- [MATERIAL]:
▼▼▼
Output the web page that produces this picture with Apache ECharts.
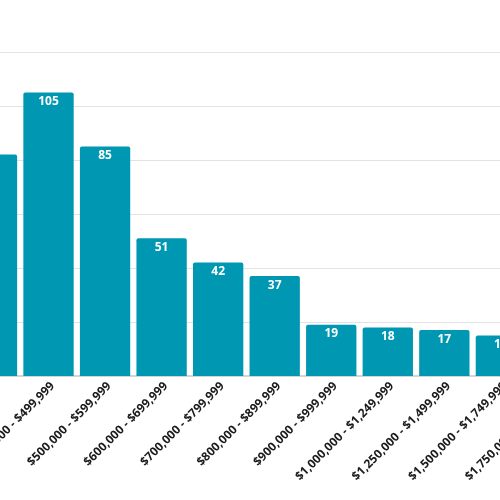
<!DOCTYPE html>
<html>
<head>
<meta charset="utf-8">
<script src="https://cdn.jsdelivr.net/npm/echarts@6/dist/echarts.min.js"></script>
<style>
html,body{margin:0;padding:0;background:#fff;}
#chart{width:500px;height:500px;}
</style>
</head>
<body>
<div id="chart"></div>
<script>
const categories = [
  "$300,000 - $399,999",
  "$400,000 - $499,999",
  "$500,000 - $599,999",
  "$600,000 - $699,999",
  "$700,000 - $799,999",
  "$800,000 - $899,999",
  "$900,000 - $999,999",
  "$1,000,000 - $1,249,999",
  "$1,250,000 - $1,499,999",
  "$1,500,000 - $1,749,999",
  "$1,750,000 - $1,999,999"
];
const counts = [82, 105, 85, 51, 42, 37, 19, 18, 17, 15, 12];
const yMin = 0, yMax = 120, yStep = 20;

const chart = echarts.init(document.getElementById('chart'));
chart.setOption({
  animation: false,
  grid: {
    left: -36.3, right: -85.7, top: 52, bottom: 124,
    containLabel: false,
    outerBoundsMode: 'none'
  },
  xAxis: {
    type: 'category',
    data: categories,
    axisTick: { show: false },
    axisLine: { lineStyle: { color: '#d4d4d4', width: 2 } },
    axisLabel: {
      rotate: 45,
      interval: 0,
      margin: 4,
      verticalAlign: 'top',
      fontFamily: 'Open Sans',
      fontSize: 12,
      fontWeight: 'bold',
      color: '#1a1a1a'
    }
  },
  yAxis: {
    type: 'value',
    min: yMin, max: yMax, interval: yStep,
    axisLabel: { show: false },
    axisLine: { show: false },
    axisTick: { show: false },
    splitLine: { lineStyle: { color: '#e3e3e3', width: 1 } }
  },
  series: [{
    type: 'bar',
    data: counts,
    barCategoryGap: '11%',
    itemStyle: { color: '#0097b2', borderRadius: [2, 2, 0, 0] },
    label: {
      show: true,
      position: 'insideTop',
      distance: 3,
      color: '#fff',
      fontFamily: 'Open Sans',
      fontWeight: 'bold',
      fontSize: 12
    }
  }]
});
</script>
</body>
</html>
▲▲▲
- [YOUR INSTRUCTIONS]:
The data above needs to be retyped exactly, with the images left out.

- [ANSWER BELOW]:
Output the web page that produces this picture with Apache ECharts.
<!DOCTYPE html>
<html>
<head>
<meta charset="utf-8">
<script src="https://cdn.jsdelivr.net/npm/echarts@6/dist/echarts.min.js"></script>
<style>
html,body{margin:0;padding:0;background:#fff;}
#chart{width:500px;height:500px;}
</style>
</head>
<body>
<div id="chart"></div>
<script>
const categories = [
  "$300,000 - $399,999",
  "$400,000 - $499,999",
  "$500,000 - $599,999",
  "$600,000 - $699,999",
  "$700,000 - $799,999",
  "$800,000 - $899,999",
  "$900,000 - $999,999",
  "$1,000,000 - $1,249,999",
  "$1,250,000 - $1,499,999",
  "$1,500,000 - $1,749,999",
  "$1,750,000 - $1,999,999"
];
const counts = [82, 105, 85, 51, 42, 37, 19, 18, 17, 15, 12];
const yMin = 0, yMax = 120, yStep = 20;

const chart = echarts.init(document.getElementById('chart'));
chart.setOption({
  animation: false,
  grid: {
    left: -36.3, right: -85.7, top: 52, bottom: 124,
    containLabel: false,
    outerBoundsMode: 'none'
  },
  xAxis: {
    type: 'category',
    data: categories,
    axisTick: { show: false },
    axisLine: { lineStyle: { color: '#d4d4d4', width: 2 } },
    axisLabel: {
      rotate: 45,
      interval: 0,
      margin: 4,
      verticalAlign: 'top',
      fontFamily: 'Open Sans',
      fontSize: 12,
      fontWeight: 'bold',
      color: '#1a1a1a'
    }
  },
  yAxis: {
    type: 'value',
    min: yMin, max: yMax, interval: yStep,
    axisLabel: { show: false },
    axisLine: { show: false },
    axisTick: { show: false },
    splitLine: { lineStyle: { color: '#e3e3e3', width: 1 } }
  },
  series: [{
    type: 'bar',
    data: counts,
    barCategoryGap: '11%',
    itemStyle: { color: '#0097b2', borderRadius: [2, 2, 0, 0] },
    label: {
      show: true,
      position: 'insideTop',
      distance: 3,
      color: '#fff',
      fontFamily: 'Open Sans',
      fontWeight: 'bold',
      fontSize: 12
    }
  }]
});
</script>
</body>
</html>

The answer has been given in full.